Linda Rhodes has worked in the areas of aquatic toxicology, molecular immunology, and microbial pathogenesis. She has a Ph.D. in molecular and cellular biology (Department of Biological Structure, University of Washington, 1993), and her dissertation work focused on transcriptional regulation of immunoglobulin expression. As a member of the Environmental Conservation Division, she worked a histopathologist and zoologist in studies examining the relationship between anthropogenic contaminants in marine sediments and diseases of benthic fishes such as English sole (Parophrys vetulus). Her postdoctoral research at the University of Maine at Orono studied the molecular effects and disposition of the contaminant dioxin (TCDD) in soft-shell clam (Mya arenaria) and oncogene alterations in a model fish for fresh-water toxicology, medaka (Oryzias latipes). As a National Research Council associate, she began research in the microbial pathogenesis of Renibacterium salmoninarum, the Gram-positive bacterium that causes bacterial kidney disease in salmonid fishes.

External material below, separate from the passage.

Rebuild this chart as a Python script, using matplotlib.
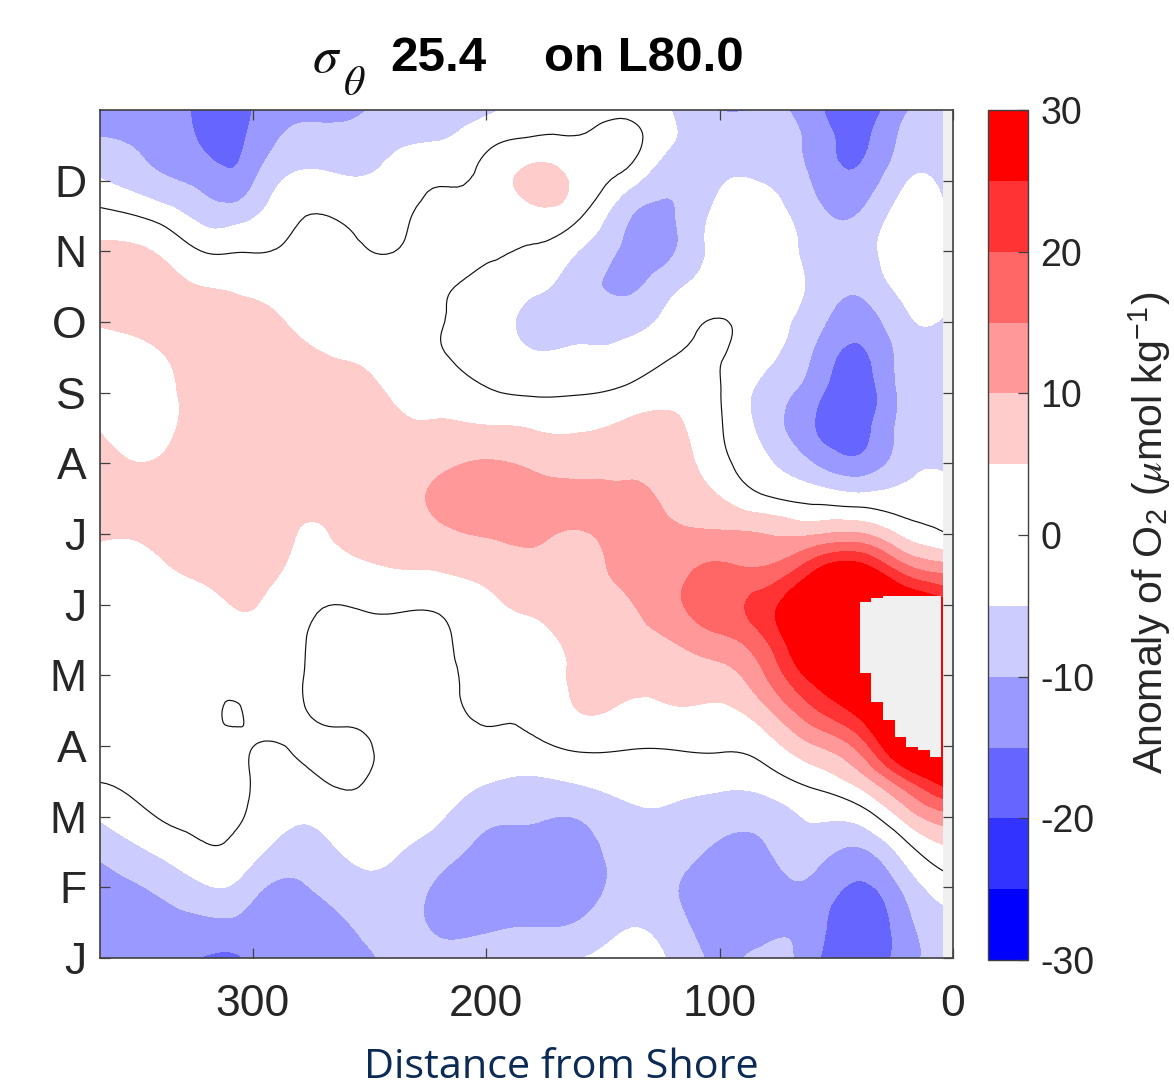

Bacterial kidney disease (BKD) is an endemic, debilitating disease of salmonids, and it is a serious concern in salmon cultivation. Our research uses molecular genetics as a basis for studying this disease and its bacterial agent. Research into the molecular genetics of Renibacterium salmoninarum is directed at identifying and characterizing genes that encode factors important to pathogenesis. We have developed methods for genetic manipulation of R. salmoninarum and shown that the major soluble antigen is a significant virulence factor. Our studies on host response have shown that wild type bacteria appear to suppress genes associated with an effective immune reaction. Clinical research on treatment of BKD has evaluated the impact of repeated antibiotic treatment (including development of an antibiotic resistance assay for this fastidious organism) and the kinetics of macrolides in Chinook salmon. Field studies of free-ranging populations of juvenile Chinook salmon have been conducted to identify important ecological and epidemiological factors that can influence infection, including evidence for potential vectors of transmission.
Environmental microbiology is an emerging area of interest with ties to water quality, food webs, and aquatic animal health. Tools for conducting structural and functional studies in environmental microbiology are being applied in research on water quality in the Whidbey Basin of Puget Sound. These tools have broader applicability for investigations in both marine and freshwater situations.